— BEGIN Source material —
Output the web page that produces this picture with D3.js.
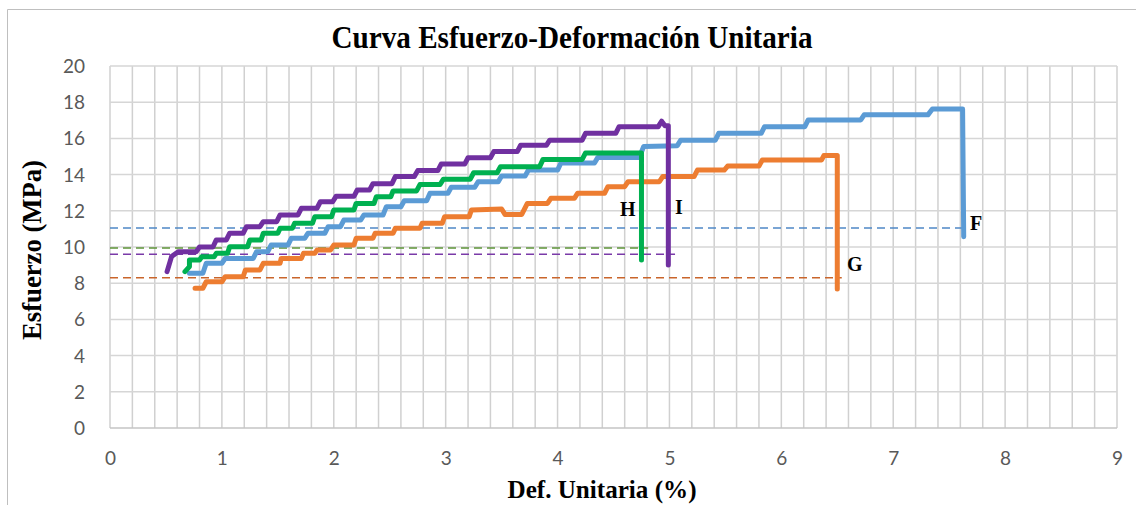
<!DOCTYPE html>
<html>
<head>
<meta charset="utf-8">
<script src="https://cdn.jsdelivr.net/npm/d3@7"></script>
<style>
  body { margin: 0; background: #fff; }
  svg { display: block; }
</style>
</head>
<body>
<div class="chart"></div>
<script>
// ticks
const xTicks = [0, 1, 2, 3, 4, 5, 6, 7, 8, 9];
const yTicks = [0, 2, 4, 6, 8, 10, 12, 14, 16, 18, 20];

// curve F (blue)
const curveF = [[0.71,8.55],[0.83,8.55],[0.86,9.1],[1.0,9.1],[1.03,9.37],[1.28,9.37],[1.31,9.74],[1.41,9.74],
  [1.44,10.11],[1.59,10.11],[1.62,10.48],[1.74,10.48],[1.77,10.76],[1.92,10.76],[1.95,11.12],[2.06,11.12],
  [2.09,11.49],[2.24,11.49],[2.27,11.77],[2.44,11.77],[2.47,12.23],[2.6,12.23],[2.63,12.55],[2.83,12.55],
  [2.86,12.97],[3.02,12.97],[3.05,13.3],[3.26,13.3],[3.29,13.61],[3.47,13.61],[3.5,13.92],[3.71,13.92],
  [3.74,14.25],[4.0,14.25],[4.03,14.64],[4.33,14.64],[4.36,14.95],[4.73,14.95],[4.77,15.55],[5.07,15.6],
  [5.1,15.9],[5.41,15.9],[5.44,16.28],[5.82,16.28],[5.85,16.65],[6.21,16.65],[6.24,17.02],[6.71,17.02],
  [6.74,17.3],[7.31,17.3],[7.35,17.62],[7.62,17.62],[7.63,10.57]];

// curve G (orange)
const curveG = [[0.76,7.72],[0.83,7.72],[0.86,8.08],[1.0,8.08],[1.03,8.36],[1.19,8.36],[1.21,8.73],[1.34,8.73],
  [1.37,9.1],[1.52,9.1],[1.53,9.37],[1.71,9.37],[1.73,9.65],[1.83,9.65],[1.85,9.83],[1.97,9.83],
  [2.0,10.11],[2.18,10.11],[2.2,10.48],[2.35,10.48],[2.37,10.76],[2.53,10.76],[2.55,11.03],[2.77,11.03],
  [2.79,11.31],[2.97,11.31],[2.99,11.67],[3.21,11.67],[3.23,12.04],[3.5,12.1],[3.53,11.8],[3.68,11.8],
  [3.73,12.41],[3.91,12.41],[3.94,12.69],[4.15,12.69],[4.18,12.97],[4.42,12.97],[4.45,13.33],[4.6,13.33],
  [4.63,13.61],[4.91,13.61],[4.94,13.89],[5.22,13.89],[5.25,14.25],[5.49,14.25],[5.52,14.47],[5.8,14.47],
  [5.83,14.81],[6.36,14.81],[6.38,15.05],[6.5,15.05],[6.5,7.68]];

// curve H (green)
const curveH = [[0.67,8.64],[0.71,8.92],[0.71,9.28],[0.8,9.28],[0.82,9.46],[0.93,9.46],[0.95,9.65],[1.05,9.65],
  [1.07,10.02],[1.23,10.02],[1.25,10.39],[1.35,10.39],[1.37,10.76],[1.5,10.76],[1.52,11.03],[1.63,11.03],
  [1.65,11.31],[1.81,11.31],[1.83,11.67],[1.98,11.67],[2.0,12.04],[2.18,12.04],[2.2,12.41],[2.36,12.41],
  [2.38,12.78],[2.51,12.78],[2.53,13.1],[2.74,13.1],[2.77,13.45],[2.95,13.45],[2.98,13.75],[3.22,13.75],
  [3.25,14.1],[3.46,14.1],[3.49,14.44],[3.84,14.44],[3.87,14.84],[4.22,14.84],[4.25,15.2],[4.75,15.2],
  [4.75,9.28]];

// curve I (purple)
const curveI = [[0.51,8.64],[0.55,9.47],[0.61,9.74],[0.77,9.74],[0.8,10.0],[0.92,10.0],[0.95,10.39],[1.04,10.39],
  [1.07,10.76],[1.19,10.76],[1.22,11.12],[1.34,11.12],[1.37,11.4],[1.49,11.4],[1.52,11.77],[1.68,11.77],
  [1.71,12.14],[1.85,12.14],[1.88,12.5],[1.99,12.5],[2.02,12.8],[2.18,12.8],[2.21,13.15],[2.32,13.15],
  [2.35,13.5],[2.52,13.5],[2.55,13.89],[2.72,13.89],[2.75,14.22],[2.93,14.22],[2.96,14.58],[3.17,14.58],
  [3.2,14.93],[3.4,14.93],[3.43,15.27],[3.64,15.27],[3.67,15.62],[3.9,15.62],[3.93,15.9],[4.22,15.9],
  [4.25,16.28],[4.52,16.28],[4.55,16.65],[4.9,16.65],[4.93,16.95],[4.96,16.7],[4.99,16.7],[4.99,9.0]];

// dashed reference lines: [stress, end strain]
const refF = [11.05, 7.62];
const refG = [8.3, 6.54];
const refH = [9.95, 4.81];
const refI = [9.6, 5.05];

const series = [
  { name: 'F', pts: curveF, color: '#5b9bd5', ref: refF, dash: '#4f88c6', lx: 970, ly: 230 },
  { name: 'G', pts: curveG, color: '#ed7d31', ref: refG, dash: '#c9652b', lx: 847, ly: 271 },
  { name: 'H', pts: curveH, color: '#00b050', ref: refH, dash: '#5e9438', lx: 620, ly: 216 },
  { name: 'I', pts: curveI, color: '#7030a0', ref: refI, dash: '#7a3aa8', lx: 675, ly: 214 }
];

const W = 1136, H = 505;
const m = { left: 110, right: 1117, top: 66, bottom: 428 };
const serif = '"Liberation Serif", "Times New Roman", serif';

const svg = d3.select('.chart').append('svg')
  .attr('width', W).attr('height', H);

// outer chart border (cropped on right and bottom)
svg.append('path')
  .attr('d', `M7.5,${H} V9.5 H${W}`)
  .attr('fill', 'none')
  .attr('stroke', '#bfbfbf')
  .attr('stroke-width', 1);

const x = d3.scaleLinear().domain([0, 9]).range([m.left, m.right]);
const y = d3.scaleLinear().domain([0, 20]).range([m.bottom, m.top]);

// grid
const minor = d3.range(0, 9.0001, 0.2);
svg.append('g').selectAll('line').data(minor).join('line')
  .attr('x1', d => x(d)).attr('x2', d => x(d))
  .attr('y1', m.top).attr('y2', m.bottom)
  .attr('stroke', '#d0d0d0').attr('stroke-width', 1.5);
svg.append('g').selectAll('line').data(yTicks).join('line')
  .attr('x1', m.left).attr('x2', m.right)
  .attr('y1', d => y(d)).attr('y2', d => y(d))
  .attr('stroke', d => d === 0 ? '#c4c4c4' : '#d6d6d6').attr('stroke-width', 1.5);

// axes
const xAxis = svg.append('g')
  .attr('transform', `translate(0,${m.bottom + 18})`)
  .call(d3.axisBottom(x).tickValues(xTicks).tickSize(0).tickPadding(5));
const yAxis = svg.append('g')
  .attr('transform', `translate(${m.left - 25},0)`)
  .call(d3.axisLeft(y).tickValues(yTicks).tickSize(0).tickPadding(0));
[xAxis, yAxis].forEach(a => {
  a.select('.domain').remove();
  a.selectAll('text')
    .style('font-family', 'Lato, "Open Sans", sans-serif')
    .style('font-size', '19px')
    .attr('fill', '#595959');
});
yAxis.selectAll('text').attr('dy', '0.34em');
xAxis.selectAll('text').attr('dy', '0.71em');

// dashed reference lines
series.forEach(s => {
  svg.append('line')
    .attr('x1', x(0)).attr('x2', x(s.ref[1]))
    .attr('y1', y(s.ref[0])).attr('y2', y(s.ref[0]))
    .attr('stroke', s.dash)
    .attr('stroke-width', 1.5)
    .attr('stroke-dasharray', '8,5');
});

// curves
const line = d3.line().x(d => x(d[0])).y(d => y(d[1]));
series.forEach(s => {
  svg.append('path')
    .attr('d', line(s.pts))
    .attr('fill', 'none')
    .attr('stroke', s.color)
    .attr('stroke-width', 5)
    .attr('stroke-linejoin', 'round')
    .attr('stroke-linecap', 'round');
  svg.append('text')
    .attr('x', s.lx).attr('y', s.ly)
    .style('font-family', serif)
    .style('font-weight', 'bold')
    .style('font-size', '20px')
    .attr('fill', '#000')
    .text(s.name);
});

// titles
svg.append('text')
  .attr('x', 572).attr('y', 48)
  .attr('text-anchor', 'middle')
  .attr('textLength', 481)
  .attr('lengthAdjust', 'spacingAndGlyphs')
  .style('font-family', serif)
  .style('font-weight', 'bold')
  .style('font-size', '31px')
  .text('Curva Esfuerzo-Deformación Unitaria');

svg.append('text')
  .attr('transform', 'translate(41,250) rotate(-90)')
  .attr('text-anchor', 'middle')
  .attr('textLength', 180)
  .attr('lengthAdjust', 'spacingAndGlyphs')
  .style('font-family', serif)
  .style('font-weight', 'bold')
  .style('font-size', '27px')
  .text('Esfuerzo (MPa)');

svg.append('text')
  .attr('x', 602).attr('y', 498)
  .attr('text-anchor', 'middle')
  .attr('textLength', 189)
  .attr('lengthAdjust', 'spacingAndGlyphs')
  .style('font-family', serif)
  .style('font-weight', 'bold')
  .style('font-size', '25px')
  .text('Def.  Unitaria (%)');
</script>
</body>
</html>
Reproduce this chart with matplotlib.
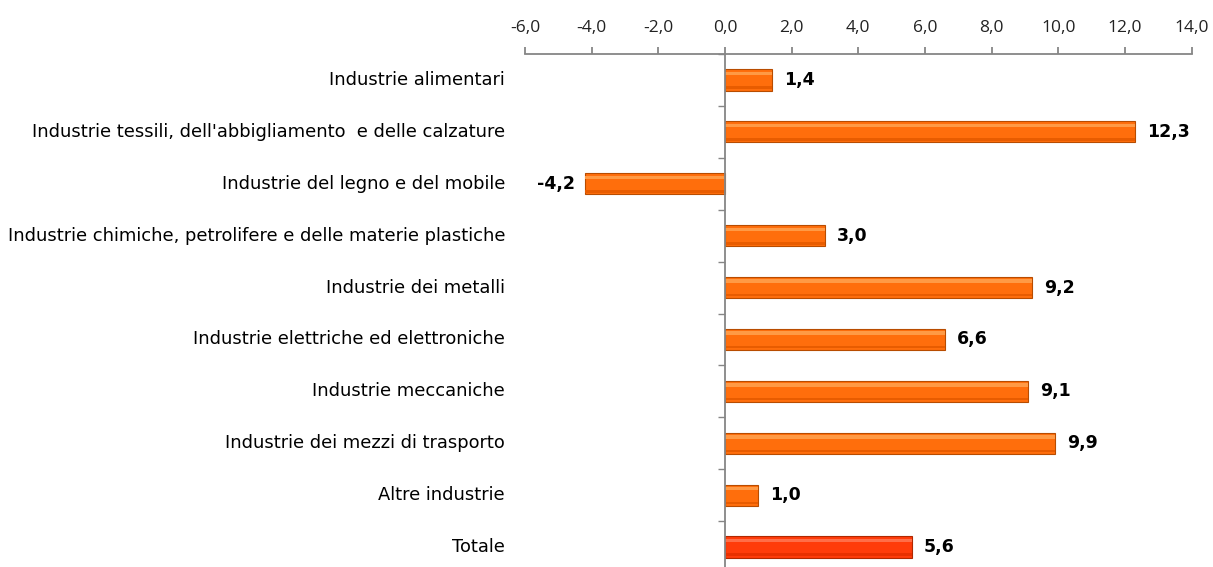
import matplotlib
matplotlib.use("Agg")
import matplotlib.pyplot as plt
import matplotlib.transforms as mtransforms

categories = [
    "Industrie alimentari",
    "Industrie tessili, dell'abbigliamento  e delle calzature",
    "Industrie del legno e del mobile",
    "Industrie chimiche, petrolifere e delle materie plastiche",
    "Industrie dei metalli",
    "Industrie elettriche ed elettroniche",
    "Industrie meccaniche",
    "Industrie dei mezzi di trasporto",
    "Altre industrie",
    "Totale",
]
values = [1.4, 12.3, -4.2, 3.0, 9.2, 6.6, 9.1, 9.9, 1.0, 5.6]
xticks = [-6, -4, -2, 0, 2, 4, 6, 8, 10, 12, 14]

W, H = 1213, 567
fig = plt.figure(figsize=(W / 100, H / 100), dpi=100)
left, right, top, bottom = 525, 1191.7, 54, 573
ax = fig.add_axes([left / W, 1 - bottom / H, (right - left) / W, (bottom - top) / H])

n = len(categories)
ypos = list(range(n))
bh = 0.41
base_cols = ["#FF6E0C"] * (n - 1) + ["#FF3C0A"]
edge_cols = ["#B84C00"] * (n - 1) + ["#B02800"]
hi_cols = ["#FF9A45"] * (n - 1) + ["#FF6E48"]
lo_cols = ["#E85C00"] * (n - 1) + ["#E83000"]

ax.barh(ypos, values, height=bh, color=base_cols, edgecolor=edge_cols, linewidth=0.8, zorder=2)
# bevel highlight (top) and shade (bottom)
ax.barh([y - bh * 0.30 for y in ypos], values, height=bh * 0.16, color=hi_cols, linewidth=0, zorder=3)
ax.barh([y + bh * 0.36 for y in ypos], values, height=bh * 0.12, color=lo_cols, linewidth=0, zorder=3)

ax.set_xlim(-6, 14)
ax.set_ylim(n - 0.5, -0.5)

spine_col = "#868686"
for s in ["right", "bottom"]:
    ax.spines[s].set_visible(False)
ax.spines["top"].set_color(spine_col)
ax.spines["left"].set_color(spine_col)
ax.spines["left"].set_position(("data", 0))
ax.spines["top"].set_linewidth(1.3)
ax.spines["left"].set_linewidth(1.3)
ax.spines["left"].set_zorder(5)

ax.xaxis.set_ticks_position("top")
ax.set_xticks(xticks)
ax.set_xticklabels([f"{t:.1f}".replace(".", ",") for t in xticks],
                   fontfamily="Open Sans", fontsize=12.5, color="#222222")
ax.tick_params(axis="x", direction="out", length=5, width=1.3, color=spine_col, pad=8)

ax.set_yticks([i + 0.5 for i in range(n - 1)] + [-0.5])
ax.set_yticklabels([])
ax.tick_params(axis="y", direction="out", length=5, width=1, color=spine_col)

trans = mtransforms.blended_transform_factory(ax.transAxes, ax.transData)
for y, c in zip(ypos, categories):
    ax.text(-20 / (right - left), y, c, transform=trans, ha="right", va="center",
            fontsize=12.9, fontfamily="DejaVu Sans", color="#000000")

offset = mtransforms.ScaledTranslation(12 / 100, 0, fig.dpi_scale_trans)
noffset = mtransforms.ScaledTranslation(-10 / 100, 0, fig.dpi_scale_trans)
for y, v in zip(ypos, values):
    lab = f"{v:.1f}".replace(".", ",")
    if v >= 0:
        ax.text(v, y, lab, transform=ax.transData + offset, ha="left", va="center",
                fontsize=12.5, fontweight="bold", fontfamily="DejaVu Sans")
    else:
        ax.text(v, y, lab, transform=ax.transData + noffset, ha="right", va="center",
                fontsize=12.5, fontweight="bold", fontfamily="DejaVu Sans")

fig.savefig("out.png", dpi=100)
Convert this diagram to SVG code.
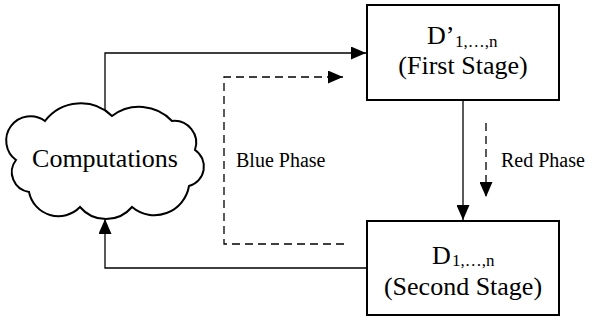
— END Source material —
● Given task:
Collect every line above that contains the word "chart".

● Reply:
<div class="chart"></div>
const svg = d3.select('.chart').append('svg')
// outer chart border (cropped on right and bottom)
Reproduce this chart with matplotlib.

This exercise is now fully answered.